According to an internal email, this major part of the company will keep a "flat headcount opex," or operating expenses, this year compared to 2024. Headcount operating expense refers to employee salaries plus their stock-based compensation, the email noted.

The update was shared earlier this year by a finance leader in Amazon's retail unit. This executive explained that any increase in the hiring budget will be "scrutinized" and require "strong supporting reasons." Business Insider obtained copy of the email.

The retail business is also shifting from managing "opex targets versus headcount targets," according to the email. That likely means managers now have a strict predefined budget allocated to their teams, instead of specific headcount targets when hiring.

These changes only apply to corporate employees in Amazon's retail business. They do not apply to staff working in Amazon warehouses and in the company's cloud division, Amazon Web Services.

The retail organization includes everything from Amazon's online marketplace to its logistics arm and Fresh grocery business.

In an email to BI, Amazon spokesperson Zoe Hoffman said this is the "responsible way" to grow a company of its size, and stressed that not growing the hiring budget in a given year is not the same as not hiring. Amazon continues to hire across the company, she added.

"Each of Amazon's many businesses has its own approach to hiring based on its individual needs," Hoffman added in a statement. "However, across the company, we've historically considered both the number of people we need to hire and the associated costs — that is, Operating Expenses or OpEx — of those hiring decisions."

The move underscores CEO Andy Jassy's relentless push for increased efficiency and higher profit margins.

Since taking over in 2021, he's slashed jobs, revamped pay, trimmed management layers, and even reconsidered Amazon's product listing approach, all in the name of saving money and driving efficiency. Amazon reported record profit of $59 billion in 2024, nearly double its 2023 result.

Holding the hiring budget steady could encourage Amazon retail managers to get smarter and more flexible with compensation expenses. HR professionals say budget-based planning offers tighter financial control than headcount targets. That can be useful in uncertain business environments.

The email said Amazon retail CEO Doug Herrington inspected operating expenses "very closely throughout the last two years." The retail organization also recently launched new financial reporting and analysis tools for tracking headcount and operating expenses. Some of the new features include the ability to plan headcount mix by job level, technical skills, and tenure, according to the email.

Amazon has been on a yearslong cost-cutting spree. After booming during the pandemic, the online retail and cloud giant's growth slowed, triggering cutbacks in warehouse growth and the closure of some experimental ventures.

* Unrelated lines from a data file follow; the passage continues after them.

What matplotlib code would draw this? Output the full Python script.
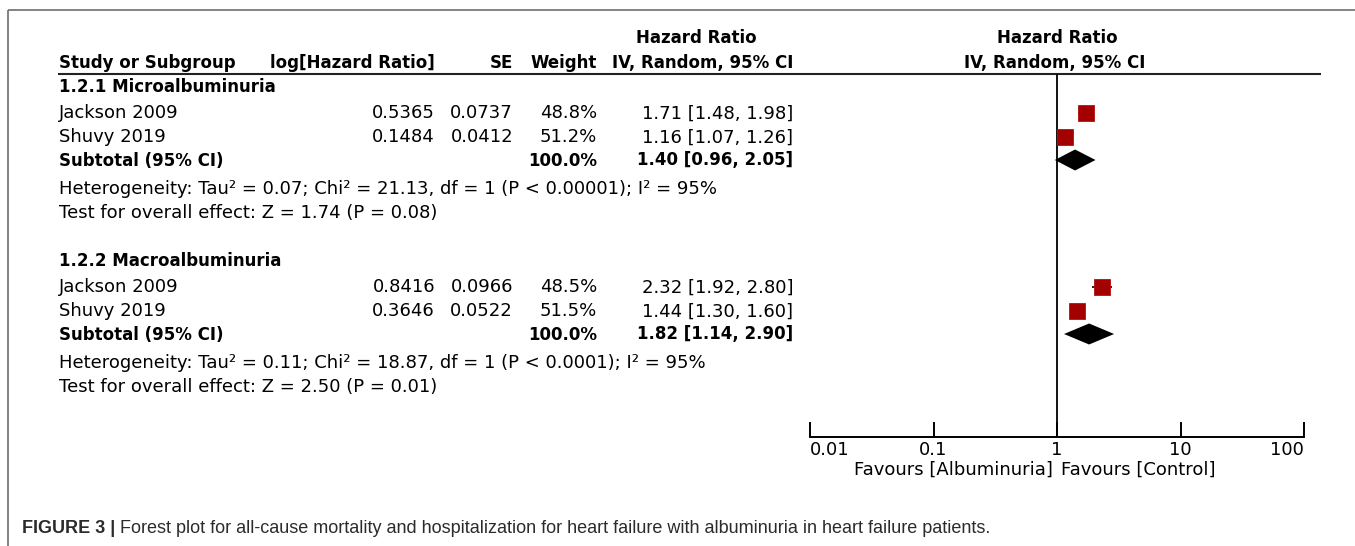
import matplotlib
matplotlib.use("Agg")
import matplotlib.pyplot as plt
import numpy as np

# ---------------- data ----------------
groups = ["1.2.1 Microalbuminuria", "1.2.2 Macroalbuminuria"]
studies = [["Jackson 2009", "Shuvy 2019"], ["Jackson 2009", "Shuvy 2019"]]
log_hr = [[0.5365, 0.1484], [0.8416, 0.3646]]
se = [[0.0737, 0.0412], [0.0966, 0.0522]]
weight = [[48.8, 51.2], [48.5, 51.5]]
hr = [[1.71, 1.16], [2.32, 1.44]]
hr_lo = [[1.48, 1.07], [1.92, 1.30]]
hr_hi = [[1.98, 1.26], [2.80, 1.60]]
sub_hr = [1.40, 1.82]
sub_lo = [0.96, 1.14]
sub_hi = [2.05, 2.90]
tau2 = ["0.07", "0.11"]
chi2 = ["21.13", "18.87"]
df_het = [1, 1]
p_het = ["P < 0.00001", "P < 0.0001"]
i2 = [95, 95]
z_val = ["1.74", "2.50"]
p_val = ["0.08", "0.01"]
ticks = [0.01, 0.1, 1, 10, 100]
tick_labels = ["0.01", "0.1", "1", "10", "100"]
caption_bold = "FIGURE 3 |"
caption_text = ("Forest plot for all-cause mortality and hospitalization for heart "
                "failure with albuminuria in heart failure patients.")

# ---------------- layout ----------------
W, H = 1355, 546
FONT = "DejaVu Sans"
FS = 13.0      # regular text
FSB = 12.0     # bold text
CAP_FONT = "Liberation Sans"
CAP_FS = 12.95

fig = plt.figure(figsize=(W / 100, H / 100), dpi=100)
bg = fig.add_axes([0, 0, 1, 1])
bg.set_xlim(0, W)
bg.set_ylim(H, 0)
bg.axis("off")

AX_L, AX_R = 810, 1304
ax = fig.add_axes([AX_L / W, 0, (AX_R - AX_L) / W, 1])
ax.set_xscale("log")
ax.set_xlim(ticks[0], ticks[-1])
ax.set_ylim(H, 0)
ax.patch.set_alpha(0)
for s in ["top", "left", "right"]:
    ax.spines[s].set_visible(False)
AXIS_Y = 437
ax.spines["bottom"].set_position(("data", AXIS_Y))
ax.spines["bottom"].set_linewidth(1.4)
ax.set_yticks([])
ax.set_xticks(ticks)
ax.set_xticklabels(tick_labels, fontsize=FS, family=FONT)
ax.xaxis.set_minor_locator(matplotlib.ticker.NullLocator())
ax.tick_params(axis="x", direction="in", length=11, width=1.4, pad=3)
lbls = ax.get_xticklabels()
lbls[0].set_horizontalalignment("left")
lbls[-1].set_horizontalalignment("right")

# frame border
bg.plot([8, 8], [10, H], color="#6e6e6e", lw=1.2, solid_capstyle="butt")
bg.plot([8, W], [10, 10], color="#6e6e6e", lw=1.2, solid_capstyle="butt")

def txt(x, y, s, ha="left", bold=False):
    return bg.text(x, y, s, ha=ha, va="baseline", fontsize=FSB if bold else FS,
                   family=FONT, fontweight="bold" if bold else "normal", color="black")

# headers (baselines)
X_NAME, X_LOG, X_SE, X_W, X_CI = 59, 435, 513, 597, 793
txt(696, 43, "Hazard Ratio", ha="center", bold=True)
txt(1057, 43, "Hazard Ratio", ha="center", bold=True)
txt(X_NAME, 68, "Study or Subgroup", bold=True)
txt(X_LOG, 68, "log[Hazard Ratio]", ha="right", bold=True)
txt(X_SE, 68, "SE", ha="right", bold=True)
txt(X_W, 68, "Weight", ha="right", bold=True)
txt(X_CI, 68, "IV, Random, 95% CI", ha="right", bold=True)
txt(1055, 68, "IV, Random, 95% CI", ha="center", bold=True)
bg.plot([58, 1321], [73.5, 73.5], color="#222222", lw=1.5, solid_capstyle="butt")

# null line
ax.vlines(1, 73.5, AXIS_Y, color="black", lw=1.3)

SEC0, SEC_STEP = 86, 174
REL_STUDY = [27, 51]
REL_SUB, REL_HET, REL_TEST = 74, 102, 126
OFF = 5.5  # baseline below visual centre

for g in range(len(groups)):
    y0 = SEC0 + g * SEC_STEP
    txt(X_NAME, y0 + OFF, groups[g], bold=True)
    for k in range(len(studies[g])):
        yc = y0 + REL_STUDY[k]
        txt(X_NAME, yc + OFF, studies[g][k])
        txt(X_LOG, yc + OFF, f"{log_hr[g][k]:.4f}", ha="right")
        txt(X_SE, yc + OFF, f"{se[g][k]:.4f}", ha="right")
        txt(X_W, yc + OFF, f"{weight[g][k]:.1f}%", ha="right")
        txt(X_CI, yc + OFF, f"{hr[g][k]:.2f} [{hr_lo[g][k]:.2f}, {hr_hi[g][k]:.2f}]", ha="right")
        ax.hlines(yc, hr_lo[g][k], hr_hi[g][k], color="black", lw=1.2)
        ms = 11.2 * np.sqrt(weight[g][k] / 50.0)
        ax.plot([hr[g][k]], [yc], marker="s", ms=ms, color="#a30000",
                markeredgecolor="#b31010", markeredgewidth=0.6, linestyle="none")
    ys = y0 + REL_SUB
    txt(X_NAME, ys + OFF, "Subtotal (95% CI)", bold=True)
    txt(X_W, ys + OFF, f"{sum(weight[g]):.1f}%", ha="right", bold=True)
    txt(X_CI, ys + OFF, f"{sub_hr[g]:.2f} [{sub_lo[g]:.2f}, {sub_hi[g]:.2f}]", ha="right", bold=True)
    dh = 10.5
    ax.fill([sub_lo[g], sub_hr[g], sub_hi[g], sub_hr[g]],
            [ys, ys - dh, ys, ys + dh], color="black", lw=0)
    txt(X_NAME, y0 + REL_HET + OFF,
        f"Heterogeneity: Tau\u00b2 = {tau2[g]}; Chi\u00b2 = {chi2[g]}, df = {df_het[g]} "
        f"({p_het[g]}); I\u00b2 = {i2[g]}%")
    txt(X_NAME, y0 + REL_TEST + OFF,
        f"Test for overall effect: Z = {z_val[g]} (P = {p_val[g]})")

# favours labels
txt(1053, 475, "Favours [Albuminuria]", ha="right")
txt(1061, 475, "Favours [Control]", ha="left")

# caption
CAP_Y = 533
cb = bg.text(22, CAP_Y, caption_bold, ha="left", va="baseline", fontsize=CAP_FS,
             family=CAP_FONT, fontweight="bold", color="#2b2b2b")
fig.canvas.draw()
bb = cb.get_window_extent(renderer=fig.canvas.get_renderer())
x1 = bg.transData.inverted().transform((bb.x1, bb.y0))[0] + 5
bg.text(x1, CAP_Y, caption_text, ha="left", va="baseline", fontsize=CAP_FS,
        family=CAP_FONT, color="#2b2b2b")

fig.savefig("out.png", dpi=100)
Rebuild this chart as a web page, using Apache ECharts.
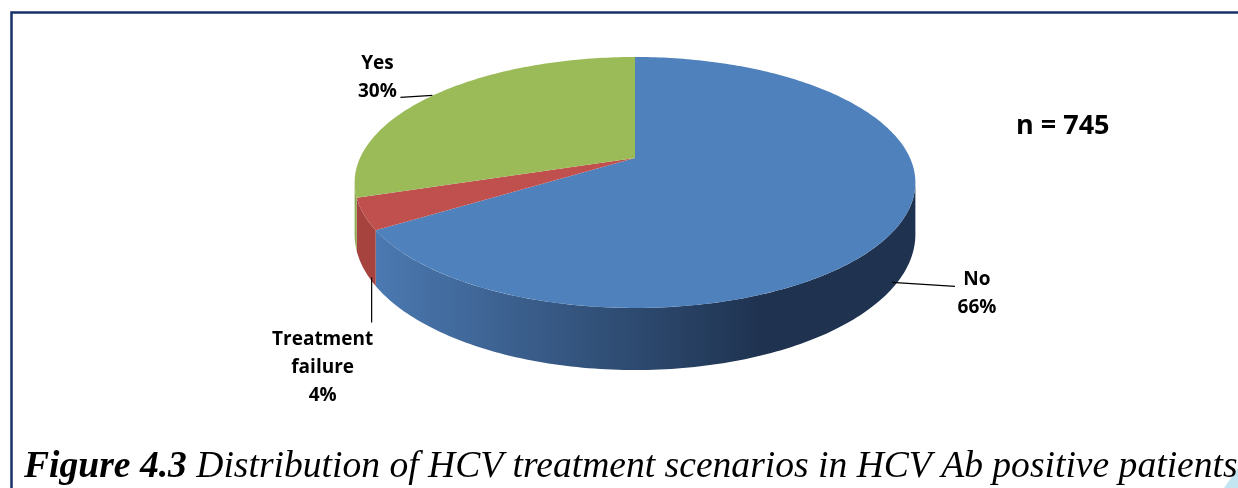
<!DOCTYPE html>
<html>
<head>
<meta charset="utf-8">
<script src="https://cdn.jsdelivr.net/npm/echarts@6/dist/echarts.min.js"></script>
<style>
  html, body { margin: 0; padding: 0; background: #fff; }
  #main { width: 1238px; height: 488px; }
</style>
</head>
<body>
<div id="main"></div>
<script>
// data
const categories = ['No', 'Treatment failure', 'Yes']
const shares = [66, 4, 30]
const labelNames = ['No', 'Treatment\nfailure', 'Yes']
const sampleSize = 745

// colours (top face, side wall light -> dark)
const topColors = ['#4f81bd', '#c0504d', '#9bbb59']
const sideColors = [['#4b79b1', '#1f3350'], ['#a6433f', '#4d1f1d'], ['#8dab51', '#42501f']]

// label placement relative to the slice anchor: leader start, leader end, text centre
const labelLayout = [
  { start: [-9, 5], end: [54, 9], text: [76, 16] },
  { start: [8, 9], end: [8, 54], text: [-41, 99] },
  { start: [-3, 1], end: [-35, 3], text: [-58, -17] }
]

// 3d pie geometry (simple perspective)
const CX = 635, CY = 158, RX = 275, RY = 120.7, K = 0.195, DEPTH = 50
const FRONT_MIN = Math.acos(-K), FRONT_MAX = 2 * Math.PI - Math.acos(-K)

const total = shares.reduce((a, b) => a + b, 0)
const starts = []
let acc = 0
shares.forEach(v => { starts.push(acc / total * 2 * Math.PI); acc += v })

function proj (t, h) {
  const u = Math.sin(t), v = Math.cos(t)
  const s = 1 / (1 + K * v)
  return [CX + RX * u * s, CY - RY * v * s + h * s]
}

function arc (t1, t2, h) {
  const n = Math.max(2, Math.ceil((t2 - t1) / (Math.PI / 180)) + 1)
  const pts = []
  for (let i = 0; i < n; i++) pts.push(proj(t1 + (t2 - t1) * i / (n - 1), h))
  return pts
}

function sliceAngles (idx) {
  const t1 = starts[idx]
  const t2 = t1 + shares[idx] / total * 2 * Math.PI
  return [t1, t2]
}

const chart = echarts.init(document.getElementById('main'))

chart.setOption({
  animation: false,
  graphic: [
    {
      type: 'polyline',
      shape: { points: [[11.5, 488], [11.5, 12.5], [1238, 12.5]] },
      style: { stroke: '#17306a', lineWidth: 2.5, fill: null }
    },
    {
      type: 'polygon',
      shape: { points: [[1224, 488], [1238, 468], [1238, 488]] },
      style: { fill: '#c3e4f1' }
    },
    {
      type: 'text',
      left: 1016,
      top: 113,
      style: {
        text: 'n = ' + sampleSize,
        font: 'bold 27px "Open Sans"',
        fill: '#000'
      }
    },
    {
      type: 'text',
      left: 24,
      top: 448,
      style: {
        text: '{b|Figure 4.3}{i| Distribution of HCV treatment scenarios in HCV Ab positive patients}',
        rich: {
          b: { font: 'italic bold 37.6px "Liberation Serif"', fill: '#000' },
          i: { font: 'italic 37.6px "Liberation Serif"', fill: '#000' }
        }
      }
    }
  ],
  series: [
    {
      // side walls
      type: 'custom',
      name: 'side',
      coordinateSystem: 'none',
      z: 1,
      silent: true,
      data: shares.map((v, i) => ({ name: categories[i], value: [v] })),
      renderItem: function (params, api) {
        const idx = params.dataIndex
        const [t1, t2] = sliceAngles(idx)
        const a = Math.max(t1, FRONT_MIN), b = Math.min(t2, FRONT_MAX)
        if (b <= a) return null
        const top = arc(a, b, 0)
        const bottom = arc(a, b, DEPTH).reverse()
        return {
          type: 'polygon',
          shape: { points: top.concat(bottom) },
          style: {
            fill: new echarts.graphic.LinearGradient(375, 0, 760, 0, [
              { offset: 0, color: sideColors[idx][0] },
              { offset: 1, color: sideColors[idx][1] }
            ], true)
          }
        }
      }
    },
    {
      // top faces + labels
      type: 'custom',
      name: 'top',
      coordinateSystem: 'none',
      z: 2,
      silent: true,
      data: shares.map((v, i) => ({ name: categories[i], value: [v] })),
      renderItem: function (params, api) {
        const idx = params.dataIndex
        const [t1, t2] = sliceAngles(idx)
        const pts = [[CX, CY]].concat(arc(t1, t2, 0))
        const mid = (t1 + t2) / 2
        const anchor = proj(mid, Math.cos(mid) < 0 ? DEPTH : 0)
        const lay = labelLayout[idx]
        const pct = Math.round(api.value(0) / total * 100) + '%'
        return {
          type: 'group',
          children: [
            {
              type: 'polygon',
              shape: { points: pts },
              style: { fill: topColors[idx] }
            },
            {
              type: 'polyline',
              z2: 5,
              shape: {
                points: [
                  [anchor[0] + lay.start[0], anchor[1] + lay.start[1]],
                  [anchor[0] + lay.end[0], anchor[1] + lay.end[1]]
                ]
              },
              style: { stroke: '#000', lineWidth: 1.2, fill: null }
            },
            {
              type: 'text',
              z2: 6,
              style: {
                text: labelNames[idx] + '\n' + pct,
                x: anchor[0] + lay.text[0],
                y: anchor[1] + lay.text[1],
                align: 'center',
                verticalAlign: 'middle',
                font: 'bold 19px "Open Sans"',
                lineHeight: 28,
                fill: '#000'
              }
            }
          ]
        }
      }
    }
  ]
})
</script>
</body>
</html>
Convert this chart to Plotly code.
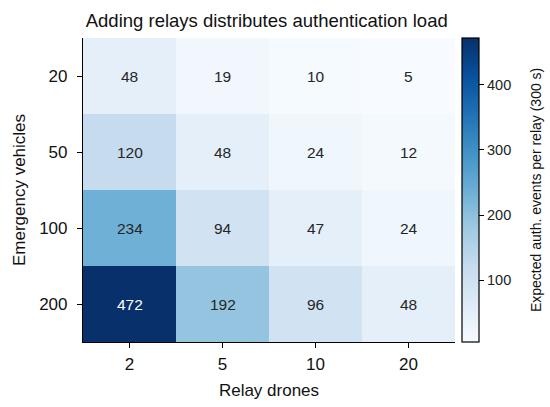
import plotly.graph_objects as go

# relay drones (columns) and emergency vehicles (rows)
relays = ["2", "5", "10", "20"]
vehicles = ["20", "50", "100", "200"]

# expected auth. events per relay over 300 s
events = [
    [48, 19, 10, 5],
    [120, 48, 24, 12],
    [234, 94, 47, 24],
    [472, 192, 96, 48],
]

cb_ticks = [100, 200, 300, 400]
cb_title = "Expected auth. events per relay (300 s)"

FONT = "Liberation Sans, Arial, sans-serif"


def main():
    zmin = min(min(r) for r in events)
    zmax = max(max(r) for r in events)
    xi = list(range(len(relays)))
    yi = list(range(len(vehicles)))

    fig = go.Figure(go.Heatmap(
        z=events, x=xi, y=yi,
        colorscale="Blues", zmin=zmin, zmax=zmax,
        colorbar=dict(
            x=1.02, xanchor="left", y=0.5, yanchor="middle",
            len=1, lenmode="fraction", thickness=17,
            xpad=0, ypad=0,
            outlinewidth=1.2, outlinecolor="black",
            tickvals=cb_ticks, ticks="outside", ticklen=5, tickcolor="black",
            tickprefix="\u00a0\u00a0",
            tickfont=dict(size=14.5, color="#222"),
        ),
        hovertemplate="%{z}<extra></extra>",
    ))

    # cell labels, white on the darkest cells
    for i in yi:
        for j in xi:
            val = events[i][j]
            fig.add_annotation(
                x=j, y=i, text=str(val), showarrow=False,
                font=dict(size=15.5, family=FONT,
                          color="white" if val > 0.6 * zmax else "#262626"))

    # colorbar label placed by hand, further out than plotly's own title
    fig.add_annotation(
        xref="paper", yref="paper", x=1.218, y=0.5, text=cb_title,
        textangle=-90, showarrow=False, xanchor="center", yanchor="middle",
        font=dict(size=14, family=FONT, color="#111"))

    fig.update_layout(
        width=550, height=407,
        margin=dict(l=83, r=95, t=38, b=65),
        paper_bgcolor="white", plot_bgcolor="white",
        font=dict(family=FONT, color="#111"),
        title=dict(text="Adding relays distributes authentication load",
                   x=0.485, xanchor="center", y=0.95, yanchor="middle",
                   font=dict(size=18.5, color="#111")),
    )
    fig.update_xaxes(
        tickvals=xi, ticktext=relays, range=[-0.5, len(relays) - 0.5],
        title=dict(text="Relay drones", font=dict(size=17), standoff=11),
        showline=True, linecolor="black", linewidth=1.2,
        ticks="outside", ticklen=5, tickcolor="black", ticklabelstandoff=1,
        tickfont=dict(size=17, color="#111"), showgrid=False, zeroline=False)
    fig.update_yaxes(
        tickvals=yi, ticktext=vehicles, range=[len(vehicles) - 0.5, -0.5],
        title=dict(text="Emergency vehicles", font=dict(size=17), standoff=9),
        showline=True, linecolor="black", linewidth=1.2,
        ticks="outside", ticklen=5, tickcolor="black", ticklabelstandoff=6,
        tickfont=dict(size=17, color="#111"), showgrid=False, zeroline=False)

    # drop the browser's default 8px body margin so the figure sits at 0,0
    fig.write_html("out.html", config={"displayModeBar": False},
                   post_script="document.body.style.margin='0';")


if __name__ == "__main__":
    main()
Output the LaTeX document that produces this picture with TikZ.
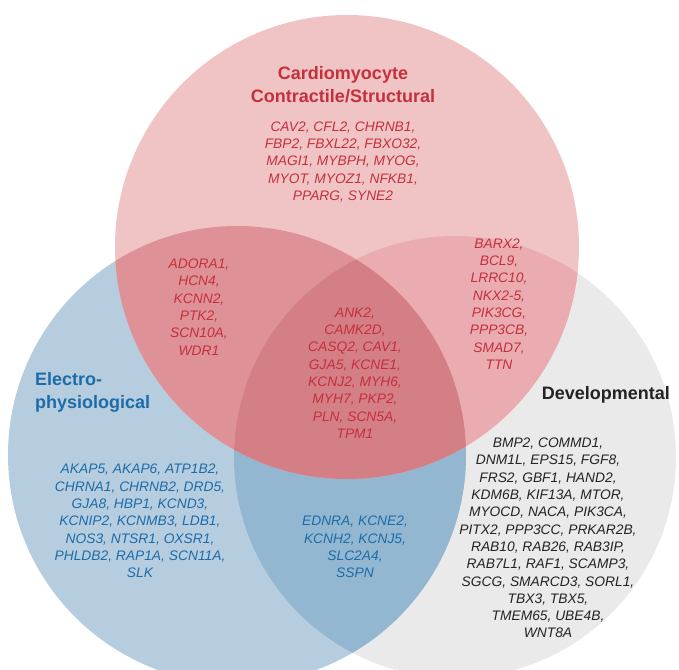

Headcount has also leveled off. The company doubled its workforce to 1.6 million from 2019 to 2021, but that number dipped to 1.55 million last year. Amazon has cut at least 27,000 employees since late 2022.

Managing headcount instead of a hiring budget lets managers bring on high-cost talent without worrying much about salary, David Kryscynski, a human resources professor at Rutgers, told BI. But with a fixed labor budget, he said, managers are more likely to stay within financial limits, either by hiring less or opting for lower-cost candidates.

This model also gives managers more staffing flexibility, said Shaun Pichler, a management professor at California State University, Fullerton. Without headcount targets, they can bring on cheaper contractors or temporary workers. And they're not pressured to spend the full budget, often resulting in leaner teams.

"Tech firms have more widely adopted OpEx targets post-pandemic for largely the same reasons — high labor costs, reduced revenues, and to give managers more flexibility," Pichler said.

Amazon's retail arm remains laser-focused on cutting costs. At an internal all-hands meeting earlier this year, retail chief Doug Herrington told employees that belt-tightening would likely extend into 2025, even as the company pours money into major investments elsewhere, BI previously reported.

"We have to keep reducing costs so that we can afford the big investments in big new businesses," Herrington said.